2016 was a good year for the Iron Condor strategy (IC) where we finished the year with a 26.3% gain. However, it started off rocky as we were still in the process of refining & re-tooling the IC1 strategy.
The IC1 strategy did well for about 8 years, but it then started to struggle as the Federal Reserve continued their Quantitative Easing (QE) program that printed trillions of US dollars to buy US bonds and mortgage backed securities. The QE program flooded liquidity into the US financial system, which caused an artificial upward bias in the stock market. This upward bias negatively impacted most non-directional “selling” strategies, including the IC strategy.

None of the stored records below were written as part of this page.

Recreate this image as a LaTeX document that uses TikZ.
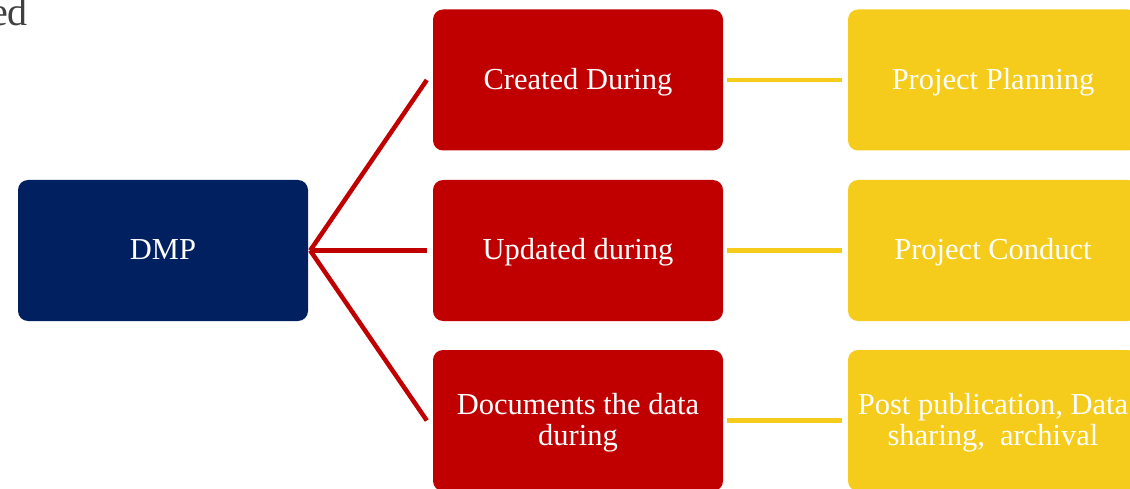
\documentclass[tikz,border=0pt]{standalone}
\usepackage{fontspec}
\setmainfont{Liberation Serif}
\usetikzlibrary{calc}
\definecolor{navy}{HTML}{002060}
\definecolor{darkred}{HTML}{C00000}
\definecolor{gold}{HTML}{F5CC1C}
\definecolor{titlegray}{HTML}{404040}
\newcommand{\boxtext}[1]{\raisebox{-3pt}[\height][\depth]{\makebox[290pt]{\begin{tabular}{@{}c@{}}#1\end{tabular}}}}
\begin{document}
\begin{tikzpicture}[x=1pt,y=-1pt,
  box/.style={rounded corners=10pt, minimum width=290pt, minimum height=141pt,
    text=white, inner sep=0pt,
    font=\fontsize{30.5}{31}\selectfont},
  navybox/.style={box, fill=navy},
  redbox/.style={box, fill=darkred},
  goldbox/.style={box, fill=gold},
  redline/.style={draw=darkred, line width=4.5pt},
  goldline/.style={draw=gold, line width=4.5pt}]
\useasboundingbox (0,0) rectangle (1130,489);
\clip (0,0) rectangle (1130,489);

\node[anchor=base east, text=titlegray, font=\fontsize{40}{44}\selectfont, inner sep=0pt] (title) at (28,26) {ed};

\node[navybox] (dmp) at (163,250.5) {\boxtext{DMP}};

\node[redbox] (r1) at (578,80) {\boxtext{Created During}};
\node[redbox] (r2) at (578,250.5) {\boxtext{Updated during}};
\node[redbox] (r3) at (578,420.5) {\boxtext{Documents the data\\during}};

\node[goldbox] (g1) at (993,80) {\boxtext{Project Planning}};
\node[goldbox] (g2) at (993,250.5) {\boxtext{Project Conduct}};
\node[goldbox] (g3) at (993,420.5) {\boxtext{Post publication, Data\\sharing,\ \ archival}};

\coordinate (e1) at ($(r1.west)+(-6,0)$);
\coordinate (e2) at ($(r2.west)+(-6,0)$);
\coordinate (e3) at ($(r3.west)+(-6,0)$);

\draw[redline] ($(dmp.east)+(2,0)$) -- (e1);
\draw[redline] ($(dmp.east)+(2,0)$) -- (e2);
\draw[redline] ($(dmp.east)+(2,0)$) -- (e3);

\draw[goldline, shorten <=4pt, shorten >=6pt] (r1.east) -- (g1.west);
\draw[goldline, shorten <=4pt, shorten >=6pt] (r2.east) -- (g2.west);
\draw[goldline, shorten <=4pt, shorten >=6pt] (r3.east) -- (g3.west);
\end{tikzpicture}
\end{document}
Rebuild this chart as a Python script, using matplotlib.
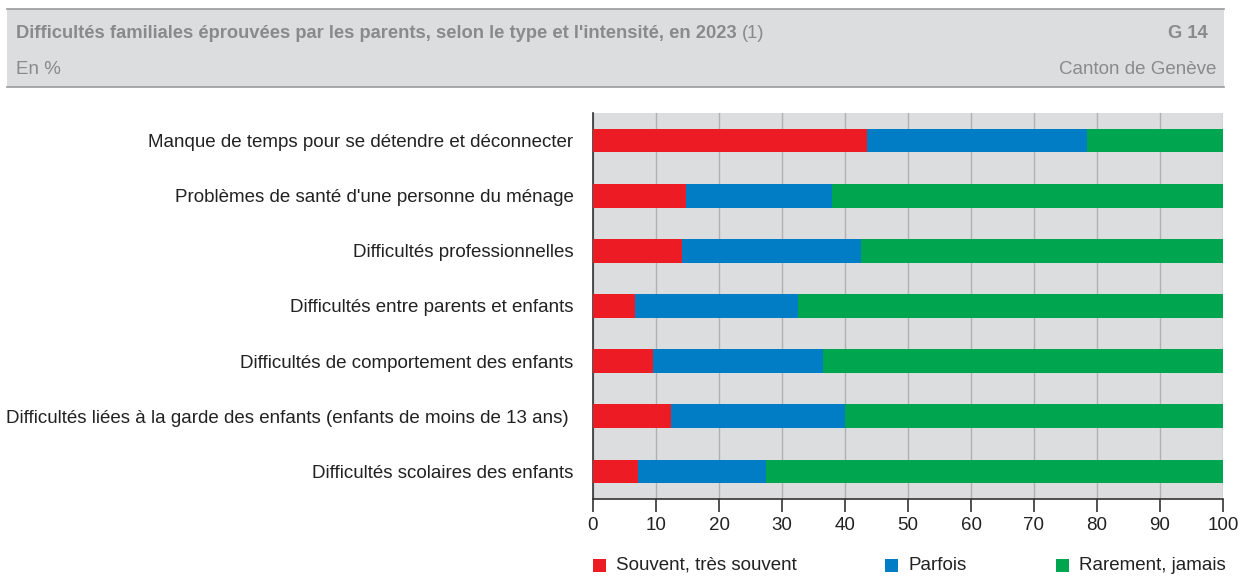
import matplotlib.pyplot as plt
from matplotlib.patches import Rectangle
from matplotlib.lines import Line2D

plt.rcParams['font.family'] = ['Liberation Sans', 'DejaVu Sans']

categories = [
    "Manque de temps pour se détendre et déconnecter",
    "Problèmes de santé d'une personne du ménage",
    "Difficultés professionnelles",
    "Difficultés entre parents et enfants",
    "Difficultés de comportement des enfants",
    "Difficultés liées à la garde des enfants (enfants de moins de 13 ans) ",
    "Difficultés scolaires des enfants",
]
souvent = [43.5, 14.8, 14.1, 6.7, 9.6, 12.4, 7.2]
parfois = [34.9, 23.1, 28.5, 25.8, 26.9, 27.6, 20.3]
rarement = [21.6, 62.1, 57.4, 67.5, 63.5, 60.0, 72.5]
series_names = ["Souvent, très souvent", "Parfois", "Rarement, jamais"]
colors = ["#ED1C24", "#007DC5", "#00A550"]
xticks = list(range(0, 101, 10))

fig = plt.figure(figsize=(12.46, 5.76), dpi=100)
W, H = 1246, 576

# bandeau de titre
fig.patches.append(Rectangle((7 / W, 1 - 87 / H), 1217 / W, 78 / H,
                             transform=fig.transFigure, facecolor="#DCDDDF",
                             edgecolor="none", zorder=0))
for yy in (9, 87):
    fig.add_artist(Line2D([7 / W, 1224 / W], [1 - yy / H, 1 - yy / H],
                          transform=fig.transFigure, color="#9A9A9A", lw=1.2))
title = "Difficultés familiales éprouvées par les parents, selon le type et l'intensité, en 2023"
t = fig.text(16 / W, 1 - 33 / H, title, fontsize=13.2, fontweight="bold",
             color="#8A8A8A", va="center", ha="left")
fig.canvas.draw()
bb = t.get_window_extent()
fig.text(bb.x1 / W + 5 / W, 1 - 33 / H, "(1)", fontsize=13.2, color="#8A8A8A",
         va="center", ha="left")
fig.text(1208 / W, 1 - 33 / H, "G 14", fontsize=13.2, fontweight="bold",
         color="#8A8A8A", va="center", ha="right")
fig.text(16 / W, 1 - 70 / H, "En %", fontsize=13.5, color="#8A8A8A",
         va="center", ha="left")
fig.text(1216 / W, 1 - 70 / H, "Canton de Genève", fontsize=13.5,
         color="#8A8A8A", va="center", ha="right")

ax = fig.add_axes([593 / W, 1 - 499 / H, 630 / W, 386 / H])
ax.set_facecolor("#DCDDDF")
y = list(range(len(categories)))
left = [0] * len(categories)
for vals, name, c in zip([souvent, parfois, rarement], series_names, colors):
    ax.barh(y, vals, left=left, height=0.43, color=c, label=name, zorder=3)
    left = [a + b for a, b in zip(left, vals)]

ax.set_xlim(0, 100)
ax.set_ylim(len(categories) - 0.5, -0.5)
ax.set_xticks(xticks)
ax.set_yticks(y)
ax.set_yticklabels(categories, fontsize=13.5, color="#222222")
ax.tick_params(axis="x", labelsize=13.5, labelcolor="#222222", length=9,
               width=1.2, color="#333333", pad=4)
ax.tick_params(axis="y", length=0, pad=14)
ax.grid(axis="x", color="#B0B0B0", lw=1, zorder=1)
for s in ("top", "right"):
    ax.spines[s].set_visible(False)
for s in ("left", "bottom"):
    ax.spines[s].set_color("#333333")
    ax.spines[s].set_linewidth(1.2)

# légende
legend_x = [593, 885, 1056]
for c, name, lx in zip(colors, series_names, legend_x):
    fig.patches.append(Rectangle((lx / W, 1 - 572 / H), 13 / W, 13 / H,
                                 transform=fig.transFigure, facecolor=c,
                                 edgecolor="none"))
    fig.text((lx + 23) / W, 1 - 565 / H, name, fontsize=13.5,
             color="#222222", va="center", ha="left")

fig.savefig("out.png", dpi=100)
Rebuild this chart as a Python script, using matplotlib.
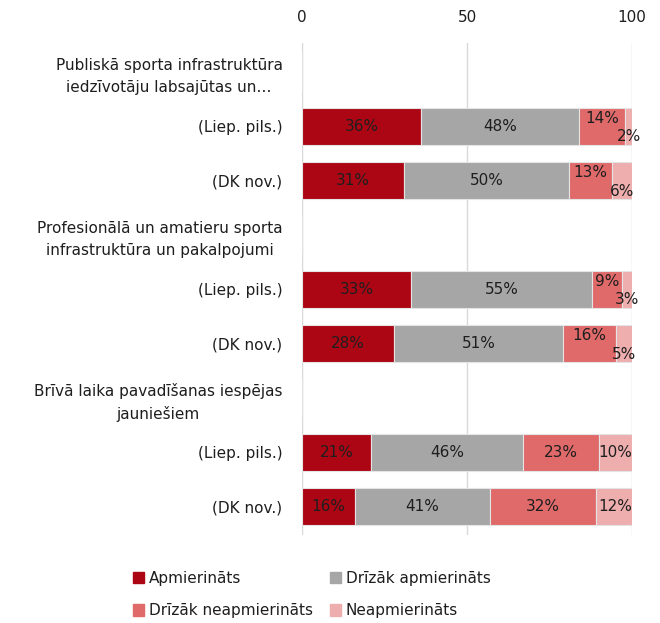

Because the market changed and the IC strategy was struggling, we decided in late 2014 to re-tool the strategy to better adapt to the new market conditions. When refining a trading strategy it usually takes 18 months, and by mid-2016 we completed the refinement process. By mid-2016 we were confident that the refined IC strategy could now handle the new dynamics of the stock market; that is, it could better navigate the extreme monetary policy influences from the US Federal Reserve, the European Union and the Bank of Japan.
The newly refined IC strategy now focuses on 2 week in duration credit spreads and iron condors that use week1, week2, week4 and week5 options. We now avoid the traditional monthly/week3 options as these have become too risky during the settlement process. In the past we primarily used monthly options, but as the market changed, the monthly, European style settlement process started to become too volatile.
The advantages of the new IC strategy are the following: 1) We now open and/or close trades two to four times each week making it faster moving and more nimble; 2) We can adjust trades that go against us more decisively and quickly; 3) One or two spreads expire every Friday, so there is a continuous stream of trades expiring each Friday with a profit – i.e. for the profitable trades. Overall, we are very pleased with the new IC strategy.
Regarding where the stock market is today, as of Dec 30, 2016, the major indexes rallied strongly after the presidential election in anticipation of Trump’s pro-growth initiatives. The indexes are overbought and will most likely pull back in early January 2017 as many investors will want to book some profits, locking in gains possibly at a lower tax rate. Because S&P500 earnings are now growing after 5 quarters of negative growth, the S&P500 index (SPX) will most likely find support near the recent breakout level of 2200 and then trade in a sideways channel between 2200 and 2300 through April of 2017. If this plays out as we expect, the IC options selling strategy should do very well.
Overall, 2016 was a good year where we posted a 26.3% gain and feel that we are well prepared for what awaits us in 2017 with the newly optimized IC strategy.